Tuesday, April 7, 2015

Crossover Cover: Remnant

In this e-novella, ghost hunter Simon Feximal and his biographer and lover Robert Caldwell join forces with visiting American scholar and sorcerer Percival Endicott Whyborne and his own partner, ex-Pinkerton Griffin Flaherty, to investigate an occult menace in England. Feximal reads a news story about Whyborne’s visit that says that he discovered the tomb of the pharaoh Nephren-ka. Whyborne looks at a drawing of an Egyptian tablet in his notebook and recognizes Apep, the serpent of chaos, who is sometimes associated with Nyarlathotep. Whyborne and Flaherty initially speculate that Caldwell may be a member of a cult called the Eyes of Nodens. Feximal and Caldwell later take Whyborne and Flaherty to a private club called the Remnant, run by the Hesselian Society of Occult Investigation. It is said that one may meet the ghost-finder Thomas Carnacki at the Remnant on his usual storytelling Thursdays (which are best avoided), and that Dr. Silence always takes one of the small bedrooms on his infrequent trips to town. Feximal snaps at Whyborne that the Saaamaaa Ritual is not sorcerous. This story is a team-up between the occult detectives of  K.J. Charles’ The Secret Casebook of Simon Feximal series and Jordan L. Hawk’s Whyborne & Griffin series. Nephren-ka is from H.P. Lovecraft’s Cthulhu Mythos tale “The Haunter of the Dark.” In Lovecraft’s Mythos fiction, Nyarlathotep is one of the malevolent Great Old Ones, while Nodens is a benevolent Elder God. The Hesselian Society of Occult Investigation is named after Dr. Martin Hesselius from J. Sheridan Le Fanu’s short story collection In a Glass Darkly, considered by many to be one of the first occult detectives in fiction.
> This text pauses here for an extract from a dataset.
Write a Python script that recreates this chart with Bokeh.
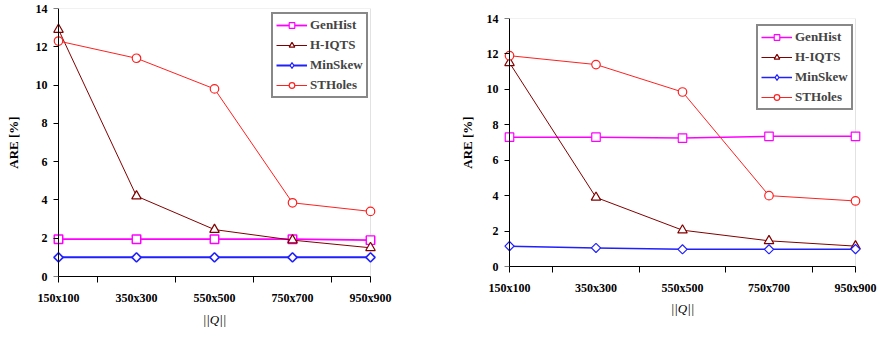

Thomas Carnacki is from William Hope Hodgson’s collection Carnacki the Ghost-Finder, while Dr. Silence is from Algernon Blackwood’s collection John Silence. The Saaamaaa Ritual is from the Carnacki stories “The Gateway of the Monster,” “The House Among the Laurels,” and “The Whistling Room.”

1 comment:

  1. Sean, thanks so much for including this! I'm a big fan of the Whyborne & Griffin series. All of the novels feature Lovecraftian bad-guys. In fact, from talking to Jordan Hawk, I know that each novel is intentionally "inspired by" a particular Lovecraft tale. The next book, Hoarfrost (coming out in late April), is inspired by "At The Mountains of Madness."